Modular Thinking: 9 Hours
Photography: Nacasa & Partners
Continuing our Modular Thinking series with a spotlight on 9 hours Capsule Hotels in Japan, who now operate four sites in Kyoto, Narita, Sendai & Shinjuku-North.
The clue is in the name, that in its most basic form a hotel stay should provide 1 hour to shower + 7 hours to sleep + 1 hour to rest = 9 hours.

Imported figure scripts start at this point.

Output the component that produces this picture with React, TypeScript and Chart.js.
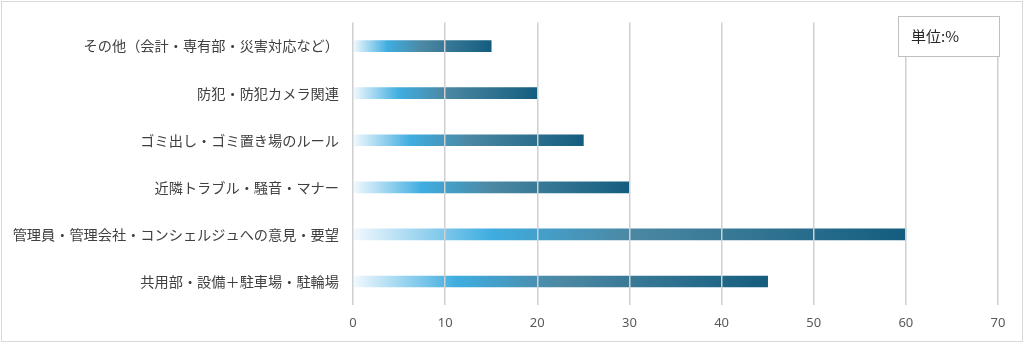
import React, { useEffect, useRef } from "react";
import { Chart, registerables } from "chart.js";

Chart.register(...registerables);

const categories = [
  "その他（会計・専有部・災害対応など）",
  "防犯・防犯カメラ関連",
  "ゴミ出し・ゴミ置き場のルール",
  "近隣トラブル・騒音・マナー",
  "管理員・管理会社・コンシェルジュへの意見・要望",
  "共用部・設備＋駐車場・駐輪場",
];
const values = [15, 20, 25, 30, 60, 45];
const xMin = 0;
const xMax = 70;
const xStep = 10;
const unitLabel = "単位:%";

const W = 1024;
const H = 343;

const framePlugin = {
  id: "frame",
  beforeDraw(chart: any) {
    const ctx = chart.ctx;
    ctx.save();
    ctx.fillStyle = "#ffffff";
    ctx.fillRect(0, 0, chart.width, chart.height);
    ctx.strokeStyle = "#D9D9D9";
    ctx.lineWidth = 1;
    ctx.strokeRect(1.5, 1.5, chart.width - 3, chart.height - 3);
    ctx.restore();
  },
  afterDraw(chart: any) {
    const ctx = chart.ctx;
    ctx.save();
    const x = 898.5, y = 16.5, w = 101, h = 40;
    ctx.fillStyle = "#ffffff";
    ctx.fillRect(x, y, w, h);
    ctx.strokeStyle = "#BFBFBF";
    ctx.lineWidth = 1;
    ctx.strokeRect(x, y, w, h);
    ctx.fillStyle = "#262626";
    ctx.font = "15px 'Noto Sans CJK JP', sans-serif";
    ctx.textBaseline = "middle";
    ctx.textAlign = "left";
    ctx.fillText(unitLabel, 911, y + h / 2);
    ctx.restore();
  },
};

function barGradient(context: any) {
  const chart = context.chart;
  const area = chart.chartArea;
  if (!area) return "#3FADE0";
  const xs = chart.scales.x;
  const v = context.raw as number;
  const x0 = xs.getPixelForValue(0);
  const x1 = xs.getPixelForValue(v);
  if (!isFinite(x0) || !isFinite(x1) || x1 === x0) return "#3FADE0";
  const g = chart.ctx.createLinearGradient(x0, 0, x1, 0);
  g.addColorStop(0, "#F2F9FE");
  g.addColorStop(0.25, "#3FADE0");
  g.addColorStop(0.5, "#4C88A3");
  g.addColorStop(1, "#145D7F");
  return g;
}

export default function App() {
  const ref = useRef<HTMLCanvasElement | null>(null);
  useEffect(() => {
    document.body.style.margin = "0";
    const canvas = ref.current;
    if (!canvas) return;
    const chart = new Chart(canvas, {
      type: "bar",
      data: {
        labels: categories,
        datasets: [
          {
            data: values,
            backgroundColor: barGradient as any,
            borderWidth: 0,
            barThickness: 11,
          },
        ],
      },
      plugins: [framePlugin],
      options: {
        indexAxis: "y",
        animation: false,
        responsive: false,
        maintainAspectRatio: false,
        layout: { padding: { top: 17, right: 26, bottom: 0, left: 0 } },
        plugins: {
          legend: { display: false },
          tooltip: { enabled: false },
        },
        scales: {
          x: {
            min: xMin,
            max: xMax,
            ticks: {
              stepSize: xStep,
              color: "#595959",
              padding: 10,
              font: { family: "'Noto Sans', sans-serif", size: 13 },
            },
            grid: {
              color: "#D0D0D0",
              lineWidth: 1.5,
              drawTicks: false,
              z: 1,
            } as any,
            border: { display: false },
            afterFit(scale: any) {
              scale.height = 38;
            },
          },
          y: {
            ticks: {
              color: "#404040",
              padding: 14,
              font: { family: "'Noto Sans CJK JP', sans-serif", size: 14.2 },
            },
            grid: { display: false, drawTicks: false },
            border: { display: false },
            afterFit(scale: any) {
              scale.width = 353;
            },
          },
        },
      },
    });
    return () => chart.destroy();
  }, []);
  return (
    <div style={{ width: W, height: H }}>
      <canvas ref={ref} width={W} height={H} />
    </div>
  );
}
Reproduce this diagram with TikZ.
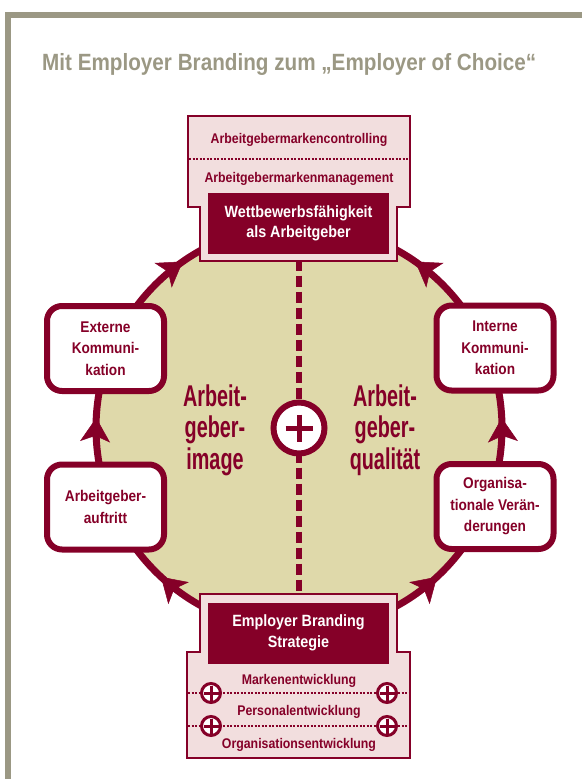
\documentclass[tikz,border=0pt]{standalone}
\usepackage{fontspec}
\setmainfont{Liberation Sans}[FakeStretch=0.88]
\newfontfamily\narrowfont{Liberation Sans}[FakeStretch=0.66]
\usepackage{tikz}
\usetikzlibrary{arrows.meta,decorations.markings}
\definecolor{brand_red}{RGB}{133,0,40}
\definecolor{ring_fill}{RGB}{223,217,170}
\definecolor{box_pink}{RGB}{242,222,222}
\definecolor{frame_gray}{RGB}{155,152,132}

\begin{document}
\begin{tikzpicture}[x=1pt,y=-1pt]
    \tikzstyle{frame}=[draw=frame_gray, line width=6pt]
    \tikzstyle{title}=[text=frame_gray, inner sep=0pt, font=\bfseries\fontsize{23.5}{26}\selectfont]
    \tikzstyle{ring}=[draw=brand_red, fill=ring_fill, line width=7pt]
    \tikzstyle{flow}=[postaction={decorate}, decoration={markings,
        mark=at position 0.131 with {\arrowreversed[line width=0.5pt]{Stealth[length=24pt,width=30pt,inset=6pt]}},
        mark=at position 0.369 with {\arrow[line width=0.5pt]{Stealth[length=24pt,width=30pt,inset=6pt]}},
        mark=at position 0.508 with {\arrow[line width=0.5pt]{Stealth[length=24pt,width=30pt,inset=6pt]}},
        mark=at position 0.653 with {\arrow[line width=0.5pt]{Stealth[length=24pt,width=30pt,inset=6pt]}},
        mark=at position 0.847 with {\arrowreversed[line width=0.5pt]{Stealth[length=24pt,width=30pt,inset=6pt]}},
        mark=at position 0.992 with {\arrowreversed[line width=0.5pt]{Stealth[length=24pt,width=30pt,inset=6pt]}}}]
    \tikzstyle{spine}=[draw=brand_red, line width=6pt, dash pattern=on 11.5pt off 4.5pt, dash phase=1.5pt]
    \tikzstyle{hub}=[circle, draw=brand_red, fill=white, line width=6pt, minimum size=51pt, inner sep=0pt]
    \tikzstyle{knot}=[circle, draw=brand_red, fill=white, line width=3pt, minimum size=19pt, inner sep=0pt]
    \tikzstyle{bigbar}=[draw=brand_red, line width=5pt]
    \tikzstyle{smallbar}=[draw=brand_red, line width=3pt]
    \tikzstyle{shelf}=[draw=brand_red, fill=box_pink, line width=2pt]
    \tikzstyle{dotline}=[draw=brand_red, line width=2pt, dash pattern=on 2pt off 1.5pt]
    \tikzstyle{tag}=[text=brand_red, inner sep=0pt, anchor=base, font=\bfseries\fontsize{14}{16}\selectfont]
    \tikzstyle{core}=[fill=brand_red, text=white, minimum width=181pt, minimum height=61pt, inner sep=0pt, align=center, font=\bfseries\fontsize{16.3}{20.5}\selectfont]
    \tikzstyle{station}=[draw=brand_red, fill=white, line width=6pt, rounded corners=15pt, minimum width=117pt, minimum height=85pt, inner sep=0pt, align=center, text=brand_red, font=\bfseries\fontsize{15.5}{21.5}\selectfont]
    \tikzstyle{quality}=[text=brand_red, inner sep=0pt, align=center, font=\narrowfont\bfseries\fontsize{30}{31.5}\selectfont]

    \useasboundingbox (0,0) rectangle (582,779);

    % outer frame and heading
    \draw[frame] (8,779) -- (8,15) -- (582,15);
    \node[title, anchor=base west] (title) at (42,70) {Mit Employer Branding zum „Employer of Choice“};

    % the cycle
    \coordinate (centre) at (299,428);
    \draw[ring, flow] (centre) circle[radius=203];
    \coordinate (spinetop) at (299,261);
    \coordinate (spinebot) at (299,594);
    \draw[spine] (spinetop) -- (spinebot);
    \node[hub] (hub) at (centre) {};
    \draw[bigbar] (hub) +(-13.5,0) -- +(13.5,0) (hub) +(0,-13.5) -- +(0,13.5);

    % top shelf
    \draw[shelf] (188,116) -- (410,116) -- (410,207) -- (397,207) -- (397,261)
        -- (200,261) -- (200,207) -- (188,207) -- cycle;
    \draw[dotline] (189,159) -- (409,159);
    \node[tag] (ctrl) at (299,143) {Arbeitgebermarkencontrolling};
    \node[tag] (mgmt) at (299,182.5) {Arbeitgebermarkenmanagement};
    \node[core] (wett) at (298.5,223.5) {Wettbewerbsfähigkeit\\als Arbeitgeber};

    % bottom shelf
    \draw[shelf] (200,594) -- (397,594) -- (397,652) -- (410,652) -- (410,758)
        -- (187,758) -- (187,652) -- (200,652) -- cycle;
    \node[core] (strat) at (298.5,633) {Employer Branding\\Strategie};
    \draw[dotline] (188,693) -- (409,693);
    \draw[dotline] (188,726) -- (409,726);
    \node[tag] (marke) at (299,684) {Markenentwicklung};
    \node[tag] (perso) at (299,715) {Personalentwicklung};
    \node[tag] (orga) at (299,748) {Organisationsentwicklung};
    \node[knot] (k1) at (211,693) {};
    \node[knot] (k2) at (387,693) {};
    \node[knot] (k3) at (211,726) {};
    \node[knot] (k4) at (387,726) {};
    \draw[smallbar] (k1) +(-7.5,0) -- +(7.5,0) (k1) +(0,-7.5) -- +(0,7.5);
    \draw[smallbar] (k2) +(-7.5,0) -- +(7.5,0) (k2) +(0,-7.5) -- +(0,7.5);
    \draw[smallbar] (k3) +(-7.5,0) -- +(7.5,0) (k3) +(0,-7.5) -- +(0,7.5);
    \draw[smallbar] (k4) +(-7.5,0) -- +(7.5,0) (k4) +(0,-7.5) -- +(0,7.5);

    % stations on the ring
    \node[station] (ext) at (105.5,348.5) {Externe\\Kommuni-\\kation};
    \node[station] (auf) at (105.5,507) {Arbeitgeber-\\auftritt};
    \node[station] (int) at (495,348) {Interne\\Kommuni-\\kation};
    \node[station] (org) at (495,506.5) {Organisa-\\tionale Verän-\\derungen};

    % the two halves
    \node[quality] (image) at (215,430) {Arbeit-\\geber-\\image};
    \node[quality] (quali) at (385,430) {Arbeit-\\geber-\\qualität};
\end{tikzpicture}
\end{document}
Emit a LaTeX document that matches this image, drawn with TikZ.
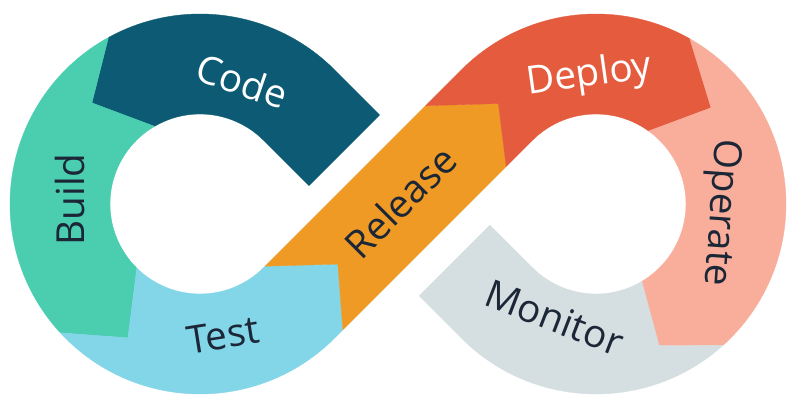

Capsule hotels have been around for a while now. Not surprisingly, the Japanese were the first to embrace the idea and only recently did they start to pop-up in Europe. But the execution of design and function sets 9 Hours apart from most others (their website is also beautiful). Inside their buildings, clean lines and simple bilingual signage give each floor a feeling of openness and uniformity. There’s no clutter, and only four colours are used throughout the entire hotel. The effect is a modern space, where everything is laid out for you with a clear purpose and function.
The spaces are designed to lead the customer through the system as effortlessly as possible – from the point of checking in, to finding their assigned pod. The intention of the designers was to make spaces so simple that the customer would organically move from one step to the next, removing all non essentials from the hotel experience and offering only the most necessary – to take a wash and get a good night’s sleep.
Dressing gowns, high quality white towels and shower products are provided. Men and women even have separate shower and locker rooms as well as their own lift and sleeping room floors are also separated by gender. The sleeping pods are tiny but beautifully designed. Modular white plastic pods are stacked two high, lining one side of a long dark corridor - each omitting a faint orange glow. Inside, white moulded plastic and white linens give way to a simple black panel that controls the alarm clock – a light-based system by Panasonic, that allows you to wake up without any noise. Everything you need to get your 7 hours kip.
While recognising that there is a time and a place for luxury, full-service hotels, the people behind 9 Hours have proven that there is a definite market for a place that provides the basic essentials well. They make the comparison that someone might own a Rolex watch but also own a Swatch. Both tell the same time and both in their own way are enriching, which is testament to the power of design.
Yet another genius stroke from the Japanese.